┌────────

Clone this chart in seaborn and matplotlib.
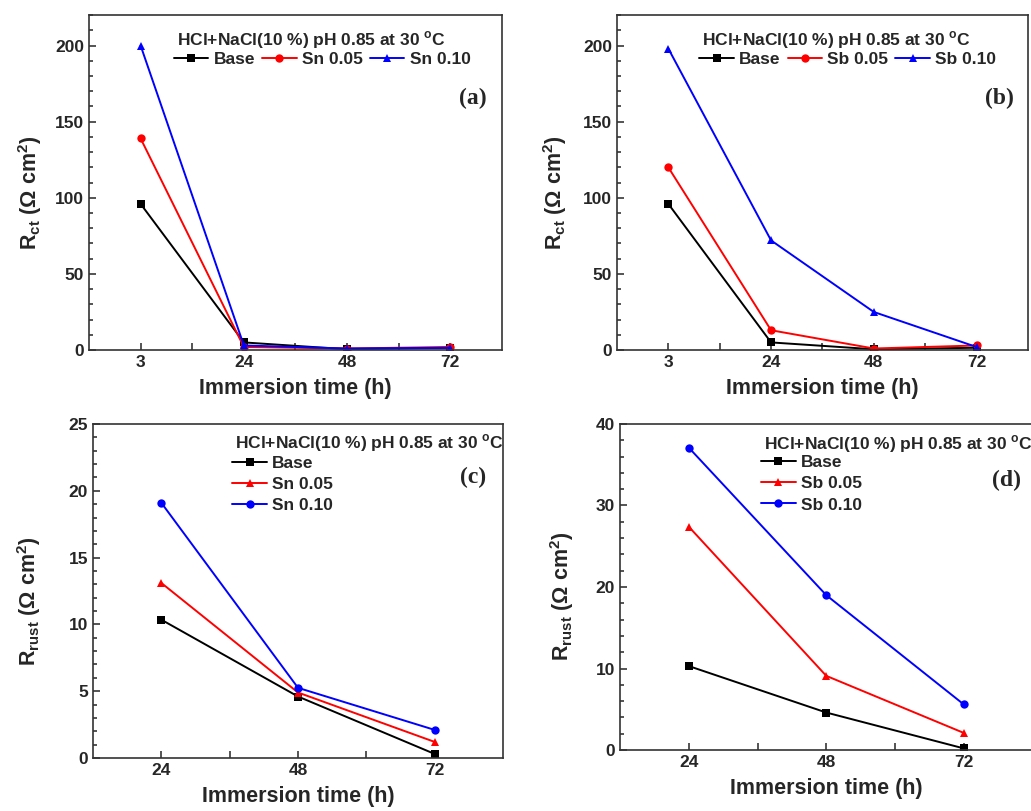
import matplotlib
matplotlib.use("Agg")
import matplotlib.pyplot as plt
from matplotlib.ticker import MultipleLocator, FixedLocator
import seaborn as sns
import pandas as pd

# Rct panels (a), (b)
rct_times = ["3", "24", "48", "72"]
rct_base = [96, 5, 0.5, 1.5]
rct_sn005 = [139, 2, 1, 2]
rct_sn010 = [200, 3, 1, 1.5]
rct_sb005 = [120, 13, 1, 3]
rct_sb010 = [198, 72, 25, 2]

# Rrust panels (c), (d)
rust_times = ["24", "48", "72"]
rust_base = [10.35, 4.6, 0.3]
rust_sn005 = [13.1, 4.9, 1.2]
rust_sn010 = [19.1, 5.25, 2.1]
rust_base_d = [10.3, 4.6, 0.2]
rust_sb005 = [27.4, 9.1, 2.1]
rust_sb010 = [37.1, 19.0, 5.6]

sns.set_style("ticks")
plt.rcParams["font.family"] = ["Liberation Sans", "DejaVu Sans"]
plt.rcParams["font.weight"] = "bold"
plt.rcParams["mathtext.fontset"] = "custom"
plt.rcParams["mathtext.rm"] = "Liberation Sans"
plt.rcParams["mathtext.bf"] = "Liberation Sans:bold"

BLACK, RED, BLUE = "#000000", "#ff0000", "#0000ff"
COND = "HCl+NaCl(10 %) pH 0.85 at 30 $^{\\rm o}$C"


def make_df(times, series):
    rows = []
    for name, vals in series:
        for i, v in enumerate(vals):
            rows.append({"pos": i, "val": v, "series": name})
    return pd.DataFrame(rows)


def panel(ax, times, series, colors, markers, ylim, ymajor, yminor, ylabel, ylab_x,
          tag, tag_xy, text_xy, leg_xy, ncol):
    df = make_df(times, series)
    names = [s[0] for s in series]
    sns.lineplot(data=df, x="pos", y="val", hue="series", style="series",
                 palette=dict(zip(names, colors)), markers=dict(zip(names, markers)),
                 dashes=False, markersize=6, linewidth=1.4, markeredgewidth=0,
                 sort=False, ax=ax)
    n = len(times)
    ax.set_xlim(-0.5, n - 0.5)
    ax.set_ylim(*ylim)
    ax.xaxis.set_major_locator(FixedLocator(range(n)))
    ax.set_xticklabels(times)
    ax.xaxis.set_minor_locator(FixedLocator([i + 0.5 for i in range(n - 1)]))
    ax.yaxis.set_major_locator(MultipleLocator(ymajor))
    ax.yaxis.set_minor_locator(MultipleLocator(yminor))
    ax.tick_params(which="both", direction="in", top=False, right=False,
                   labelsize=12.5, width=1.1)
    ax.tick_params(which="major", length=5)
    ax.tick_params(which="minor", length=3)
    ax.tick_params(axis="x", which="minor", length=5)
    for sp in ax.spines.values():
        sp.set_linewidth(1.2)
        sp.set_color("#333333")
    ax.set_xlabel("Immersion time (h)", fontsize=15.5, fontweight="bold", labelpad=6)
    ax.set_ylabel(ylabel, fontsize=15.5, fontweight="bold")
    ax.yaxis.set_label_coords(ylab_x, 0.47)
    ax.text(text_xy[0], text_xy[1], COND, transform=ax.transAxes, fontsize=12.5,
            fontweight="bold", ha="left", va="center")
    ax.text(tag_xy[0], tag_xy[1], tag, transform=ax.transAxes, fontsize=17,
            fontweight="bold", family="Liberation Serif", ha="center", va="center")
    h, l = ax.get_legend_handles_labels()
    ax.legend(h, l, loc="upper left", bbox_to_anchor=leg_xy, ncol=ncol,
              frameon=False, borderpad=0, borderaxespad=0,
              handlelength=2.0, handletextpad=0.3, columnspacing=0.4,
              labelspacing=0.35, prop={"weight": "bold", "size": 12.5})


fig = plt.figure(figsize=(10.31, 8.11), dpi=100)
ax_a = fig.add_axes([0.0863, 0.5684, 0.4006, 0.413])
ax_b = fig.add_axes([0.5984, 0.5684, 0.3986, 0.413])
ax_c = fig.add_axes([0.0902, 0.0654, 0.3977, 0.4118])
ax_d = fig.add_axes([0.6014, 0.0752, 0.4000, 0.4020])

ylab_ct = "R$_{\\rm ct}$ ($\\Omega$ cm$^{\\rm 2}$)"
ylab_rust = "R$_{\\rm rust}$ ($\\Omega$ cm$^{\\rm 2}$)"

panel(ax_a, rct_times,
      [("Base", rct_base), ("Sn 0.05", rct_sn005), ("Sn 0.10", rct_sn010)],
      [BLACK, RED, BLUE], ["s", "o", "^"], (0, 220), 50, 10, ylab_ct, -0.11,
      "(a)", (0.93, 0.752), (0.213, 0.925), (0.205, 0.89), 3)
panel(ax_b, rct_times,
      [("Base", rct_base), ("Sb 0.05", rct_sb005), ("Sb 0.10", rct_sb010)],
      [BLACK, RED, BLUE], ["s", "o", "^"], (0, 220), 50, 10, ylab_ct, -0.117,
      "(b)", (0.93, 0.752), (0.207, 0.925), (0.2, 0.89), 3)
panel(ax_c, rust_times,
      [("Base", rust_base), ("Sn 0.05", rust_sn005), ("Sn 0.10", rust_sn010)],
      [BLACK, RED, BLUE], ["s", "^", "o"], (0, 25), 5, 1, ylab_rust, -0.122,
      "(c)", (0.927, 0.84), (0.346, 0.943), (0.34, 0.905), 1)
panel(ax_d, rust_times,
      [("Base", rust_base_d), ("Sb 0.05", rust_sb005), ("Sb 0.10", rust_sb010)],
      [BLACK, RED, BLUE], ["s", "^", "o"], (0, 40), 10, 2, ylab_rust, -0.107,
      "(d)", (0.937, 0.828), (0.348, 0.939), (0.342, 0.905), 1)

fig.savefig("out.png", dpi=100)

└────────

To be done> Transcribe the listing above verbatim. Omit the pictures.

Answer to this problem>
Clone this chart in seaborn and matplotlib.
import matplotlib
matplotlib.use("Agg")
import matplotlib.pyplot as plt
from matplotlib.ticker import MultipleLocator, FixedLocator
import seaborn as sns
import pandas as pd

# Rct panels (a), (b)
rct_times = ["3", "24", "48", "72"]
rct_base = [96, 5, 0.5, 1.5]
rct_sn005 = [139, 2, 1, 2]
rct_sn010 = [200, 3, 1, 1.5]
rct_sb005 = [120, 13, 1, 3]
rct_sb010 = [198, 72, 25, 2]

# Rrust panels (c), (d)
rust_times = ["24", "48", "72"]
rust_base = [10.35, 4.6, 0.3]
rust_sn005 = [13.1, 4.9, 1.2]
rust_sn010 = [19.1, 5.25, 2.1]
rust_base_d = [10.3, 4.6, 0.2]
rust_sb005 = [27.4, 9.1, 2.1]
rust_sb010 = [37.1, 19.0, 5.6]

sns.set_style("ticks")
plt.rcParams["font.family"] = ["Liberation Sans", "DejaVu Sans"]
plt.rcParams["font.weight"] = "bold"
plt.rcParams["mathtext.fontset"] = "custom"
plt.rcParams["mathtext.rm"] = "Liberation Sans"
plt.rcParams["mathtext.bf"] = "Liberation Sans:bold"

BLACK, RED, BLUE = "#000000", "#ff0000", "#0000ff"
COND = "HCl+NaCl(10 %) pH 0.85 at 30 $^{\\rm o}$C"


def make_df(times, series):
    rows = []
    for name, vals in series:
        for i, v in enumerate(vals):
            rows.append({"pos": i, "val": v, "series": name})
    return pd.DataFrame(rows)


def panel(ax, times, series, colors, markers, ylim, ymajor, yminor, ylabel, ylab_x,
          tag, tag_xy, text_xy, leg_xy, ncol):
    df = make_df(times, series)
    names = [s[0] for s in series]
    sns.lineplot(data=df, x="pos", y="val", hue="series", style="series",
                 palette=dict(zip(names, colors)), markers=dict(zip(names, markers)),
                 dashes=False, markersize=6, linewidth=1.4, markeredgewidth=0,
                 sort=False, ax=ax)
    n = len(times)
    ax.set_xlim(-0.5, n - 0.5)
    ax.set_ylim(*ylim)
    ax.xaxis.set_major_locator(FixedLocator(range(n)))
    ax.set_xticklabels(times)
    ax.xaxis.set_minor_locator(FixedLocator([i + 0.5 for i in range(n - 1)]))
    ax.yaxis.set_major_locator(MultipleLocator(ymajor))
    ax.yaxis.set_minor_locator(MultipleLocator(yminor))
    ax.tick_params(which="both", direction="in", top=False, right=False,
                   labelsize=12.5, width=1.1)
    ax.tick_params(which="major", length=5)
    ax.tick_params(which="minor", length=3)
    ax.tick_params(axis="x", which="minor", length=5)
    for sp in ax.spines.values():
        sp.set_linewidth(1.2)
        sp.set_color("#333333")
    ax.set_xlabel("Immersion time (h)", fontsize=15.5, fontweight="bold", labelpad=6)
    ax.set_ylabel(ylabel, fontsize=15.5, fontweight="bold")
    ax.yaxis.set_label_coords(ylab_x, 0.47)
    ax.text(text_xy[0], text_xy[1], COND, transform=ax.transAxes, fontsize=12.5,
            fontweight="bold", ha="left", va="center")
    ax.text(tag_xy[0], tag_xy[1], tag, transform=ax.transAxes, fontsize=17,
            fontweight="bold", family="Liberation Serif", ha="center", va="center")
    h, l = ax.get_legend_handles_labels()
    ax.legend(h, l, loc="upper left", bbox_to_anchor=leg_xy, ncol=ncol,
              frameon=False, borderpad=0, borderaxespad=0,
              handlelength=2.0, handletextpad=0.3, columnspacing=0.4,
              labelspacing=0.35, prop={"weight": "bold", "size": 12.5})


fig = plt.figure(figsize=(10.31, 8.11), dpi=100)
ax_a = fig.add_axes([0.0863, 0.5684, 0.4006, 0.413])
ax_b = fig.add_axes([0.5984, 0.5684, 0.3986, 0.413])
ax_c = fig.add_axes([0.0902, 0.0654, 0.3977, 0.4118])
ax_d = fig.add_axes([0.6014, 0.0752, 0.4000, 0.4020])

ylab_ct = "R$_{\\rm ct}$ ($\\Omega$ cm$^{\\rm 2}$)"
ylab_rust = "R$_{\\rm rust}$ ($\\Omega$ cm$^{\\rm 2}$)"

panel(ax_a, rct_times,
      [("Base", rct_base), ("Sn 0.05", rct_sn005), ("Sn 0.10", rct_sn010)],
      [BLACK, RED, BLUE], ["s", "o", "^"], (0, 220), 50, 10, ylab_ct, -0.11,
      "(a)", (0.93, 0.752), (0.213, 0.925), (0.205, 0.89), 3)
panel(ax_b, rct_times,
      [("Base", rct_base), ("Sb 0.05", rct_sb005), ("Sb 0.10", rct_sb010)],
      [BLACK, RED, BLUE], ["s", "o", "^"], (0, 220), 50, 10, ylab_ct, -0.117,
      "(b)", (0.93, 0.752), (0.207, 0.925), (0.2, 0.89), 3)
panel(ax_c, rust_times,
      [("Base", rust_base), ("Sn 0.05", rust_sn005), ("Sn 0.10", rust_sn010)],
      [BLACK, RED, BLUE], ["s", "^", "o"], (0, 25), 5, 1, ylab_rust, -0.122,
      "(c)", (0.927, 0.84), (0.346, 0.943), (0.34, 0.905), 1)
panel(ax_d, rust_times,
      [("Base", rust_base_d), ("Sb 0.05", rust_sb005), ("Sb 0.10", rust_sb010)],
      [BLACK, RED, BLUE], ["s", "^", "o"], (0, 40), 10, 2, ylab_rust, -0.107,
      "(d)", (0.937, 0.828), (0.348, 0.939), (0.342, 0.905), 1)

fig.savefig("out.png", dpi=100)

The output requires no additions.